I was one of those kids that took everything apart, learned how it worked, and on occasion...put it back together. Nothing was safe... my toys, wagon, lawnmowers, toasters, the family Impala. I would jam extra sets of front forks on my bikes and make choppers out of them...I remember trying to paint flames on my Schwinn with Testor's Model Paint when I was 9 or 10.

Cars (and beer and chicks and rock n' roll) were what bound my friends and I through those otherwise disposable 1970's. Eric's '70 Skylark, Dave's '69 Cutlass convertable, Doughboy's Monte Carlo, Rusty's '70 Dart...even Ray's mom's Valient played a big part in our weekend-to-weekend existance.
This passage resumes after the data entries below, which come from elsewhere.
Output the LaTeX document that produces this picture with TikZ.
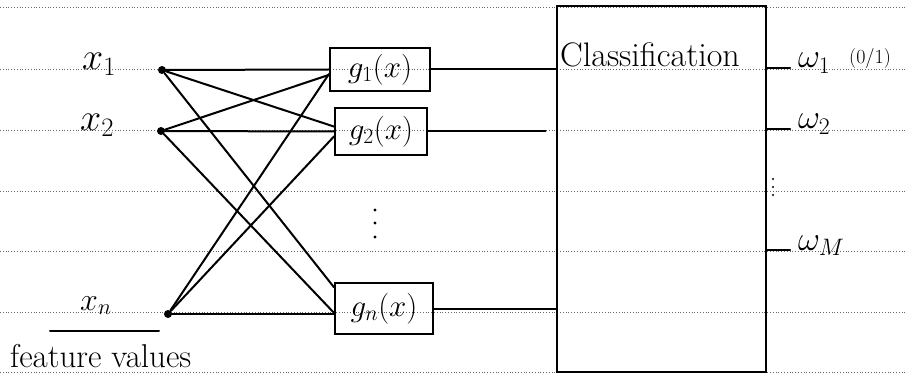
\RequirePackage{fix-cm}
\documentclass[tikz,border=0pt]{standalone}
\usetikzlibrary{calc}
\begin{document}
\begin{tikzpicture}[x=1pt, y=-1pt,
  stroke/.style={line width=2pt, line cap=round, line join=round},
  ruled/.style={black!60, line width=0.7pt, dash pattern=on 1pt off 1.8pt},
  inpt/.style={circle, fill, inner sep=0pt, minimum size=8pt},
  gbox/.style={draw, line width=2pt, inner sep=0pt, font=\fontsize{31}{34}\selectfont},
  lbl/.style={anchor=base west, inner sep=0pt, font=\fontsize{34}{38}\selectfont},
  outlbl/.style={anchor=base west, inner sep=0pt, font=\fontsize{34}{38}\selectfont},
  small/.style={anchor=base west, inner sep=0pt, font=\fontsize{20}{22}\selectfont}]
\useasboundingbox (0,0) rectangle (907,382);

% ruled paper lines
\foreach \y in {7,69,130,191,251,312,372}
  \draw[ruled] (0,\y) -- (907,\y);

% inputs
\node[inpt] (x1) at (162,70) {};
\node[inpt] (x2) at (161,131) {};
\node[inpt] (xn) at (168,314) {};
\node[lbl, font=\fontsize{38}{40}\selectfont] (lx1) at (82,70) {$x_1$};
\node[lbl, font=\fontsize{38}{40}\selectfont] (lx2) at (80,131) {$x_2$};
\node[lbl, font=\fontsize{32}{36}\selectfont] (lxn) at (80,310) {$x_n$};
\draw[stroke] (50,331) -- (159,331);
\node[lbl, font=\fontsize{33}{36}\selectfont] (fv) at (10,367) {feature values};

% discriminant functions
\node[gbox, minimum width=100pt, minimum height=43pt] (g1) at (380,69.5) {$g_1(x)$};
\node[gbox, minimum width=92pt, minimum height=47pt] (g2) at (381,131.5) {$g_2(x)$};
\node[gbox, minimum width=98pt, minimum height=51pt] (gn) at (384,308.5) {$g_n(x)$};
\foreach \y in {210,223,237}
  \fill (375,\y) circle (1.6pt);

% classification block
\node[draw, line width=2pt, minimum width=209pt, minimum height=366pt, inner sep=0pt] (cls) at (661,189) {};
\node[lbl] (clstxt) at (560,67) {Classification};

% fully connected inputs
\draw[stroke] (x1) -- (g1.west);
\draw[stroke] (x1) -- (g2.174);
\draw[stroke] (x1) -- ($(gn.north west)!0.1!(gn.south west)$);
\draw[stroke] (x2) -- (g1.186);
\draw[stroke] (x2) -- (g2.west);
\draw[stroke] (x2) -- (gn.185);
\draw[stroke] (xn) -- (g1.185);
\draw[stroke] (xn) -- (g2.186);
\draw[stroke] (xn) -- (xn -| gn.west);

% into the classifier
\draw[stroke] (g1.east) -- (g1.east -| cls.west);
\draw[stroke, shorten >=10pt] (g2.east) -- (g2.east -| cls.west);
\draw[stroke] (gn.east) -- (gn.east -| cls.west);

% class outputs
\node[outlbl] (w1) at (798,68) {$\omega_1$};
\node[outlbl] (w2) at (798,129) {$\omega_2$};
\node[outlbl] (wm) at (798,250) {$\omega_M$};
\node[small] (w1note) at (849,64) {(0/1)};
\draw[stroke] (cls.east |- w1.base) -- ($(w1.base west)+(-8,0)$);
\draw[stroke] (cls.east |- w2.base) -- ($(w2.base west)+(-8,0)$);
\draw[stroke] (cls.east |- wm.base) -- ($(wm.base west)+(-8,0)$);
\foreach \y in {179,187,195}
  \fill (773,\y) circle (1.2pt);
\end{tikzpicture}
\end{document}
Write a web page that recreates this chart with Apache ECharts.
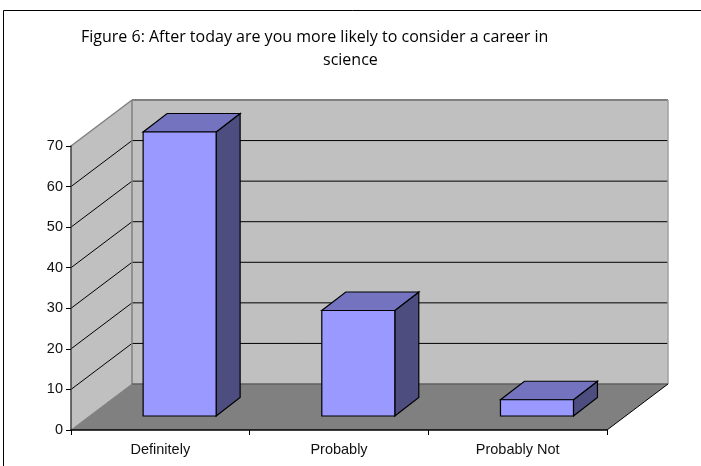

My first really "right" street car came in the form of my 1966 Plymouth Barracuda. It was fast, in exceptional condition, and just offbeat and, dare I say ugly enough, that it was cool. I still own that car after 25 years, and it only has 32,000 miles on it.

 
 
 

 

At some point, early on in our relationship, we offed Paulette's '79 Cutlass. It was an early 80's "S" model, with a small V8. We had installed a sunroof, stereo system, aftermarket wheels and some fat ass rear tires (it was after all, the 80's). I had painted the car Candy Cobalt over a silver base, and dyed the light blue landau top black. The car looked good.

But we sold it and bought a year-old '85 Ford Thunderbird. They had those great new swoopy lines, lowered stance right outta the box...but it was the ugliest shade of babyshit brown you could imagine.

Repainting the car Garnet Metallic, led to tricking out the interior, led to the hood scoop, rear wing, lightening up the car to about 2,200 lbs, which led to a 10.5:1 nitrous oxide injected 1969 302, fed by a 20 gallon fuel cell via a Barry Grant fuel system and breathing through a Dave Rockcastle designed 3" exhaust system, backed up by an Indymatic shifter controlled Brad Smith built C4 transmission, all tied in to a Gary Czeh prepped chassis.

It took just over a year to complete (we bought another T-Bird to use as her daily-driver), with a LOT of help from friends Billy Brosch, Steve Mills, Matt Shaff, Ted Kucharski, Dave Rockcastle and John Stassen. Paulette took it to the drag strip quite a bit, as well as to a couple of cruise nights each week. It's in storage right now, but almost ready to come back out and run a high 13 on street tires...without the juice!